Government regulations, clause 49 and alignment of the legal framework in India with global regulations provide a greater degree of control over the governing boards of family-owned companies, making them more accountable and attentive to market demands. Disclosure requirements and auditing practices are also improving, as India moves closer to harmonising its accounting standards with IFRS. Quarterly reporting is now mandatory for listed companies, although it is dubious whether this truly improves corporate governance if the underlying numbers are unreliable.
Although India has strengthened her accounting standards and adopted minimum corporate governance rules via clause 49, she lags behind in enforcement. This is because business and politics are generally still intermingled, and the mechanisms for conflict of interest resolution are underdeveloped. Further, the government’s need to promote short term economic growth makes them reluctant to pester large businesses to protect minority shareholders.
One would expect investors and creditors to pressure Indian companies to comply in letter and in spirit with clause 49 rules. In practice, however, most of India’s domestic and foreign investors are reluctant to challenge management and would rather sell their shareholdings without making a fuss. It would be good for investors to be more vocal in support of corporate governance reform and more willing to question management. Many independent directors too are naive about their fiduciary duties and view their directorships as offices without real responsibility. They therefore need to be educated. Bodies like KPMG’s Audit Committee Institute are dedicated to providing independent directors with a forum to exchange information and knowledge with other independent directors, and support to enhance audit committee practices and processes.
To be fair, there are some Indian listed companies that have embraced corporate governance reforms. Infosys Technologies Limited, for example, discloses the extent of compliance with multiple corporate governance codes, reconciles its financial statements with various accounting standards (including U.S. GAAP), and its board has a majority of independent directors as well as independent audit, nominations and remuneration committees.
More common however are Indian companies with basic governance structures, such as boards with a few truly independent directors, but fall behind in actual board governance. Many boards follow the letter rather than the spirit of clause 49. To move to the next level, they should behave differently by asking management challenging questions, setting corporate strategy, monitoring risk management, contributing to CEO succession plans, and seeing that management meets their performance goals. Many Indian corporate titans publicly speak of the benefits of better corporate governance. But they also know that in the short term many practical barriers and hindrances block necessary changes.
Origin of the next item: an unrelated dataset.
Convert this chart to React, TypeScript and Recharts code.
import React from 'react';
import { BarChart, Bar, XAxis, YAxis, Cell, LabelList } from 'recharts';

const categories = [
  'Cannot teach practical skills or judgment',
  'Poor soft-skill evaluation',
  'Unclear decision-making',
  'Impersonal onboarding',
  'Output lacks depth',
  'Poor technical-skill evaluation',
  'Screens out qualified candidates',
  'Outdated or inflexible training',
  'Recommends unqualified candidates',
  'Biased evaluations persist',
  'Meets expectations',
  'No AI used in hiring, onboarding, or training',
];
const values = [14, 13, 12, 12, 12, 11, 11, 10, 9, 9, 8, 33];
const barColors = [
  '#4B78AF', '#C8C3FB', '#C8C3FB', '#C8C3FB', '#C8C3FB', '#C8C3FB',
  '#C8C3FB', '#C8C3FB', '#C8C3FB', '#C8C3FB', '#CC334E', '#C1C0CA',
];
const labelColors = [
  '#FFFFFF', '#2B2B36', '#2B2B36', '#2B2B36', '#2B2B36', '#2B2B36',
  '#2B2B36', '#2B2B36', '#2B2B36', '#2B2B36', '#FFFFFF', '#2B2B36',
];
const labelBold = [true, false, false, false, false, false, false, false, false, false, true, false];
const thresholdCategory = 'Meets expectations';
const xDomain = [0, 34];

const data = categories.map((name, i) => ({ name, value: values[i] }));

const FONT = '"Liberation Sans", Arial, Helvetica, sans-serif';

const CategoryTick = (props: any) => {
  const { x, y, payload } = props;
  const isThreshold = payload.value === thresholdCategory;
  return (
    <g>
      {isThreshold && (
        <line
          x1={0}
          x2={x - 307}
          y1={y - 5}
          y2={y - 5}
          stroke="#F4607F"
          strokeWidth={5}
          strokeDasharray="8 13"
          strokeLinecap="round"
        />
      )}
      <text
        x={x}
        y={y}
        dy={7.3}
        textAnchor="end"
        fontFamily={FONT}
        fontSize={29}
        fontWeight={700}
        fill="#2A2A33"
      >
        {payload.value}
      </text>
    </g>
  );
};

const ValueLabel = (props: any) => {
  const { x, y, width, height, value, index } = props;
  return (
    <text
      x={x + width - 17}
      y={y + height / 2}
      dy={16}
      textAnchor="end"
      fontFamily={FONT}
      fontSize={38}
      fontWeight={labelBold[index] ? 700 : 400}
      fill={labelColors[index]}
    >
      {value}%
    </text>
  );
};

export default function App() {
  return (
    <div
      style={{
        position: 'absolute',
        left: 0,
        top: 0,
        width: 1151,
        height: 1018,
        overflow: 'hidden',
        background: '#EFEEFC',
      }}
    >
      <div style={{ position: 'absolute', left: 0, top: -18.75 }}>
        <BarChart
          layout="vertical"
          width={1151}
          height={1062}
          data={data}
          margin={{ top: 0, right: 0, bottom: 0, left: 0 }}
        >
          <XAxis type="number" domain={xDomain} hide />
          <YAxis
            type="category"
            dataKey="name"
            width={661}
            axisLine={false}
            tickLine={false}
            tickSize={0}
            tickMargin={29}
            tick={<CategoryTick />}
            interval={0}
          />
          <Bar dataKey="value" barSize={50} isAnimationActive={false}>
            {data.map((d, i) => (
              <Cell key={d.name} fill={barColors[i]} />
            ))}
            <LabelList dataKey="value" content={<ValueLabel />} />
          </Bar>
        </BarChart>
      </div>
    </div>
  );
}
New forms of boardroom behaviour will take more time to become entrenched.
Sustainability :
Progressive organisations need to demonstrate that they are aware and concerned about their socio-economic responsibilities in addition to their profit orientation. Organisations also need to contribute to improve the environment. The emergence of this thinking stems from sustainability being a global concern and organisations that contribute to sustainability of environmental and human resources are seen as responsible corporate citizens. So sustainability is an important element of corporate governance for any listed entity’s growth.
Factors contributing to the emergence of sustainability as an important corporate governance element:
Emergence of the ‘triple bottomline’:
The ‘triple bottomline’ concept was introduced by Shell. The term describes the three essentials to assess an entity’s performance in the 21st century – People, Planet and Profits. An organisation’s contribution to society with regard to these three essentials is a gauge of its sustainability in the long term. A balanced contribution among these three aspects is seen as an indicator of a responsible organisation, with developed corporate governance practices and a positive corporate image among its stakeholders.
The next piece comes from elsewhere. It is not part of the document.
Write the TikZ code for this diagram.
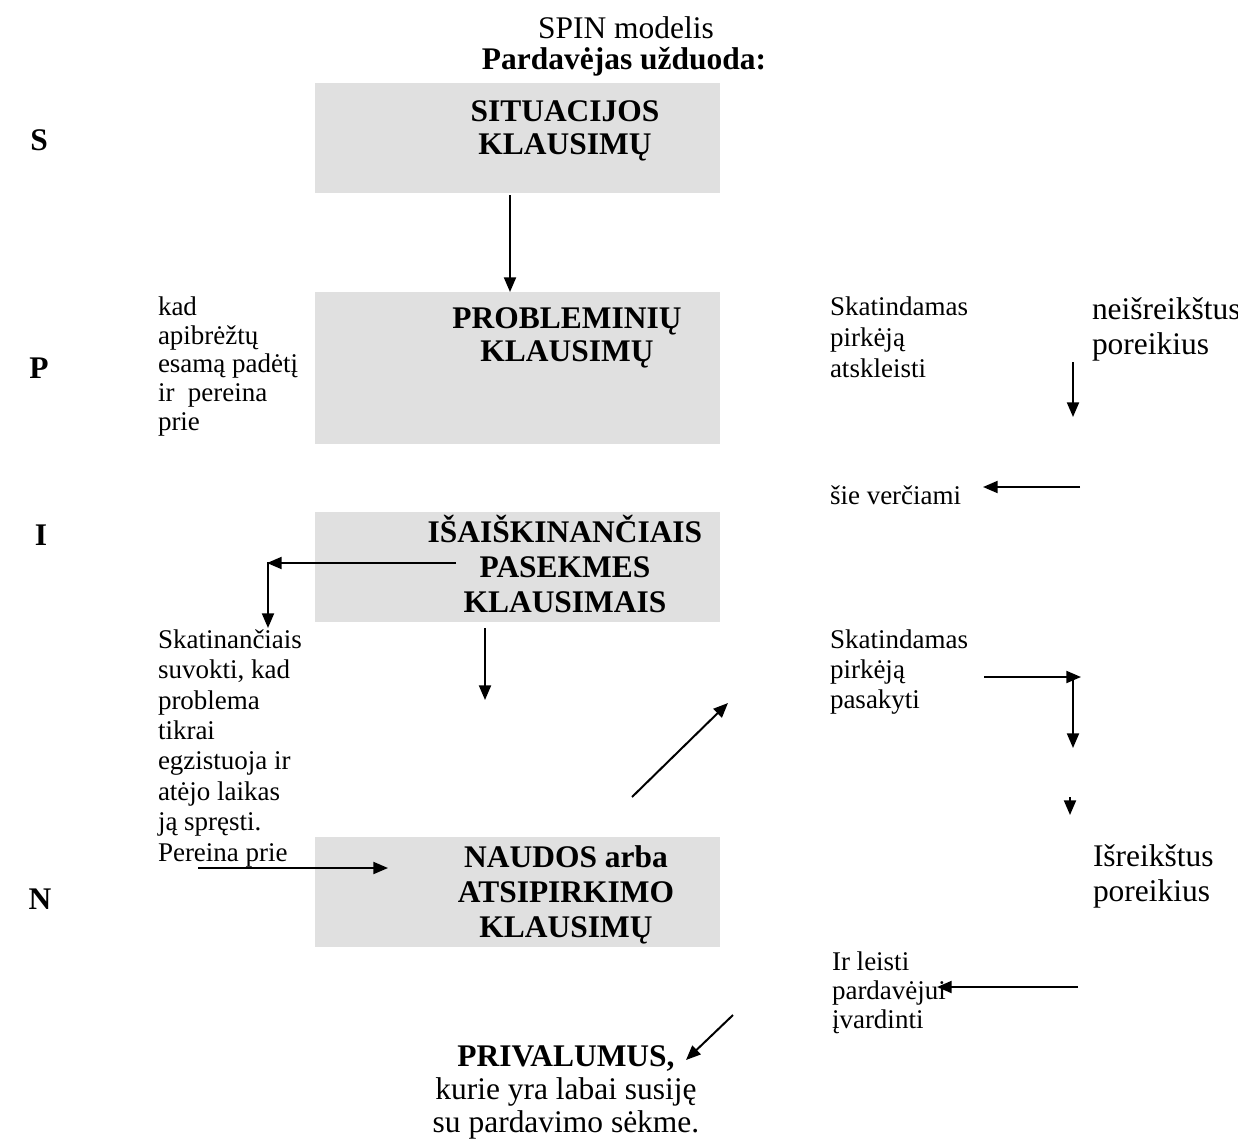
\documentclass[tikz,border=0pt]{standalone}
\usepackage{fontspec}
\setmainfont{Liberation Serif}
\usetikzlibrary{arrows.meta}
\definecolor{boxgray}{RGB}{224,224,224}
\begin{document}
\begin{tikzpicture}[x=0.75pt,y=-0.75pt,
  box/.style={fill=boxgray, draw=none, inner sep=0, outer sep=0, anchor=north west, minimum width=303.75pt},
  txt/.style={inner sep=0, outer sep=0},
  big/.style={font=\fontsize{23.6}{26}\selectfont},
  bigb/.style={font=\fontsize{23.6}{26}\selectfont\bfseries},
  small/.style={font=\fontsize{20.25}{22.5}\selectfont},
  arr/.style={line width=1.5pt, -{Triangle[length=11pt,width=9pt]}},
]
\useasboundingbox (0,0) rectangle (1238,1146);

% boxes
\node[box, minimum height=82.5pt] (b1) at (315,83) {};
\node[box, minimum height=114pt] (b2) at (315,292) {};
\node[box, minimum height=82.5pt] (b3) at (315,512) {};
\node[box, minimum height=82.5pt] (b4) at (315,837) {};

% titles
\node[txt, big, anchor=base] (title) at (626,38) {SPIN modelis};
\node[txt, bigb, anchor=base] (sub) at (624,69) {Pardavėjas užduoda:};

% box texts (anchor base = baseline of last line)
\node[txt, align=center, anchor=base, font=\fontsize{23.6}{24.75}\selectfont\bfseries] (t1) at (565,154) {SITUACIJOS\\KLAUSIMŲ};
\node[txt, align=center, anchor=base, font=\fontsize{23.6}{24.75}\selectfont\bfseries] (t2) at (567,361) {PROBLEMINIŲ\\KLAUSIMŲ};
\node[txt, align=center, anchor=base, font=\fontsize{23.6}{26.25}\selectfont\bfseries] (t3) at (565,612) {IŠAIŠKINANČIAIS\\PASEKMES\\KLAUSIMAIS};
\node[txt, align=center, anchor=base, font=\fontsize{23.6}{26.25}\selectfont\bfseries] (t4) at (566,937) {NAUDOS arba\\ATSIPIRKIMO\\KLAUSIMŲ};

% letters
\node[txt, bigb, anchor=base] (lS) at (39,150) {S};
\node[txt, bigb, anchor=base] (lP) at (39,378) {P};
\node[txt, bigb, anchor=base] (lI) at (41,545) {I};
\node[txt, bigb, anchor=base] (lN) at (40,909) {N};

% left texts
\node[txt, align=left, anchor=base west, font=\fontsize{20.25}{21.4}\selectfont] (kad) at (158,430) {kad\\apibrėžtų\\esamą padėtį\\ir\ \ pereina\\prie};
\node[txt, align=left, anchor=base west, font=\fontsize{20.25}{22.8}\selectfont] (skat) at (158,861) {Skatinančiais\\suvokti, kad\\problema\\tikrai\\egzistuoja ir\\atėjo laikas\\ją spręsti.\\Pereina prie};

% right texts
\node[txt, align=left, anchor=base west, font=\fontsize{20.25}{22.9}\selectfont] (sk1) at (830,377) {Skatindamas\\pirkėją\\atskleisti};
\node[txt, align=left, anchor=base west, font=\fontsize{23.6}{26}\selectfont] (neis) at (1092,354) {neišreikštus\\poreikius};
\node[txt, small, anchor=base west] (sie) at (830,504) {šie verčiami};
\node[txt, align=left, anchor=base west, font=\fontsize{20.25}{22.5}\selectfont] (sk2) at (830,708) {Skatindamas\\pirkėją\\pasakyti};
\node[txt, align=left, anchor=base west, font=\fontsize{23.6}{26}\selectfont] (isr) at (1093,901) {Išreikštus\\poreikius};
\node[txt, align=left, anchor=base west, font=\fontsize{20.25}{21.4}\selectfont] (ir) at (832,1028) {Ir leisti\\pardavėjui\\įvardinti};

% bottom
\node[txt, align=center, anchor=base, font=\fontsize{23.6}{24.75}\selectfont] (priv) at (566,1132) {\textbf{PRIVALUMUS,}\\kurie yra labai susiję\\su pardavimo sėkme.};

% arrow coordinates
\coordinate (a1s) at (510,195);  \coordinate (a1e) at (510,292);
\coordinate (a2s) at (456,563);  \coordinate (a2e) at (267,563);
\coordinate (a3s) at (268,562);  \coordinate (a3e) at (268,628);
\coordinate (a4s) at (485,628);  \coordinate (a4e) at (485,700);
\coordinate (a5s) at (632,797);  \coordinate (a5e) at (728,703);
\coordinate (a6s) at (198,868);  \coordinate (a6e) at (388,868);
\coordinate (a7s) at (733,1015); \coordinate (a7e) at (686,1060);
\coordinate (a8s) at (1073,362); \coordinate (a8e) at (1073,417);
\coordinate (a9s) at (1080,487); \coordinate (a9e) at (983,487);
\coordinate (a10s) at (984,677); \coordinate (a10e) at (1081,677);
\coordinate (a11s) at (1073,676); \coordinate (a11e) at (1073,748);
\coordinate (a12s) at (1070,797); \coordinate (a12e) at (1070,815);
\coordinate (a13s) at (1078,987); \coordinate (a13e) at (937,987);

\draw[arr] (a1s) -- (a1e);
\draw[arr] (a2s) -- (a2e);
\draw[arr] (a3s) -- (a3e);
\draw[arr] (a4s) -- (a4e);
\draw[arr] (a5s) -- (a5e);
\draw[arr] (a6s) -- (a6e);
\draw[arr] (a7s) -- (a7e);
\draw[arr] (a8s) -- (a8e);
\draw[arr] (a9s) -- (a9e);
\draw[arr] (a10s) -- (a10e);
\draw[arr] (a11s) -- (a11e);
\draw[arr] (a12s) -- (a12e);
\draw[arr] (a13s) -- (a13e);
\end{tikzpicture}
\end{document}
‘People’ refers to the society in which the entity functions ..The organisation’s practices should promote harmony and well-being of the social elements. This includes humanitarian labour policies, timely payment of wages, improved working conditions, and contribution to social initiatives like education and healthcare. Organisations have also started contributing to primary producers and other non-profit initiatives.
‘Planet’ refers to sustainability of natural resources like air, water, forests and minerals. Conservation of energy, reduction in generation of hazardous wastes, use of bio-degradable components and reduction of carbon emissions are initiatives taken by entities to pursue environmental sustainability. The less harm caused to the environment, the higher is the positive impact on the triple bottomline.
‘Profit’ not only refers to internal profits of the organisation in the accounting sense, it includes economic benefits enjoyed by society at large due to the organisation’s activities.
Markets perceive sustainable organisations as those who ensure that the negative effects of their operations are balanced by the positive effects of their social and environmental contributions.